Sono passati due anni dall’uscita della bellissima “Under The Westway”, singolo targato Blur compreso di Coxon e la chiusura come headliner allo spettacolo di chiusura delle olimpiadi inglesi. Non basta. L’anno scorso la band tornava sui palchi con un tour mondiale partito il 15 marzo dal Plaza Condesa di Città  del Messico passato anche per L’Italia. Il 6 maggio, Damon Albarn sul palco dell’Asia World-Expo di Hong Kong, annunciava che i Blur sono in fase di composizione di un nuovo album, la cui uscita è prevista per il 2014. Insoma sembrava tornata l’armonia nella band, nell’aria tutti sentivano l’imminente annuncio di un disco dei Blur.
E invece Albarn spiazza tutti, accantona qualsiasi cosa, progetto o band e si presenta come solista con un disco nella quale ha deciso di metterci veramente se stesso.

“Everyday Robots” sulla scia di “Think Tank” si concentra su pochi suoni riconoscibili: Il pianoforte, la chitarra acustica, beat elettronici con numerose sfumature Afro (una passione che Albarn coltiva dai tempi dei Seymour), e orchestrazioni equilibrate. In più si sentono in background per tutti il disco svariati suoni e rumori figli del nostro tempo, ormai grandi e vivi nella sua Londra e in tutte le metropoli europee. Immaginate Albarn starsene lì all’ultimo piano di un palazzo con finestre che abbracciano quasi tutta la città  di Londra e raccontare quello che vede e sente. Perchè è vero “Everyday Robots” sembra la colonna sonora della Londra del duemila. Canzoni bellissime, dotate di classe ed eleganza, una maturità  e una consapevolezza spiazzanti, un suono underground, minimalista ma anche e soprattutto cosmopolita.

Gli “Everyday Robots”siamo tutti noi che in un modo o in un altro, ingabbiati e intrappolati nella devastante routine, ci facciamo domande e cerchiamo di capire cosa succede e cosa stiamo facendo della nostra vita quando, in macchina, stiamo tornando da lavoro la sera. L’ispirazione per “The Selfish Giant” è venuta da una piccola cittadina della Scozia ora quasi abbandonata ma che in passato è stata sede di una flotta atomica americana dei tempi della Guerra Fredda. “Lonely Press Play” è un disegno perfetto del giovane del XXI sec: forte sensazione di solitudine, cielo cupo e cuffiette nelle orecchie, perchè in fondo basta un “Play” per sentirsi meglio, per evadere.

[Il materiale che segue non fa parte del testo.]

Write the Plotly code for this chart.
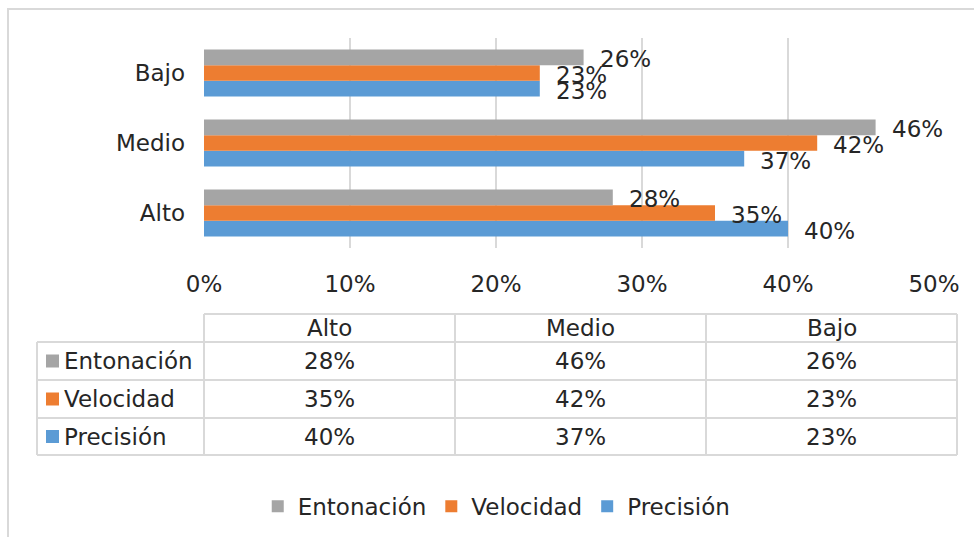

Dopo una tripletta da urlo il reggae-dub di “Mr. Tembo” è proprio quello che ci voleva. Il pezzo è una dolce dedica al piccolo Tembo, un cucciolo di elefante cresciuto in Tanzania da un uomo particolarmente religioso e innamorato della canzone corale, con orecchiabilissimo motivo gospel accompagnato dallo scanzonato ukulele, per l’ennesimo tributo all’Africa, ormai seconda patria per Albarn. “You & Me” è una canzone di una malinconia vera e sincera. Taglia il respiro in mille parti e nei lunghi sette minuti del pezzo il tempo sembra dilatarsi e nel frattempo una sensazione di straniamento ti si mette addosso. Un viaggio.
Non mancano elementi autobiografici come in ” The History of a Cheating Heart” e in “Hollow Ponds” piccole perle ballad come solo Albarn sa scrivere.

A conclusione di un viaggio malinconico pieno di intensità , intimità  come un fulmine a ciel sereno parte il vocione forte, chiaro e musicale di un tale Brian Eno che abbandona le vesti di produttore e arrangiatore e si lascia andare in un cantato pieno ed espressivo che fa di “Heavy Seas of Love” una chiusura degna dell’intero disco.
Sarebbe stato un grandissimo disco d’esordio per un’artista.
Meglio ancora perchè “Everyday Robots” è un racconto, un viaggio (da vedere i video dei singoli) incredibile di uno degli artisti più geniali dell’intera scena alternative.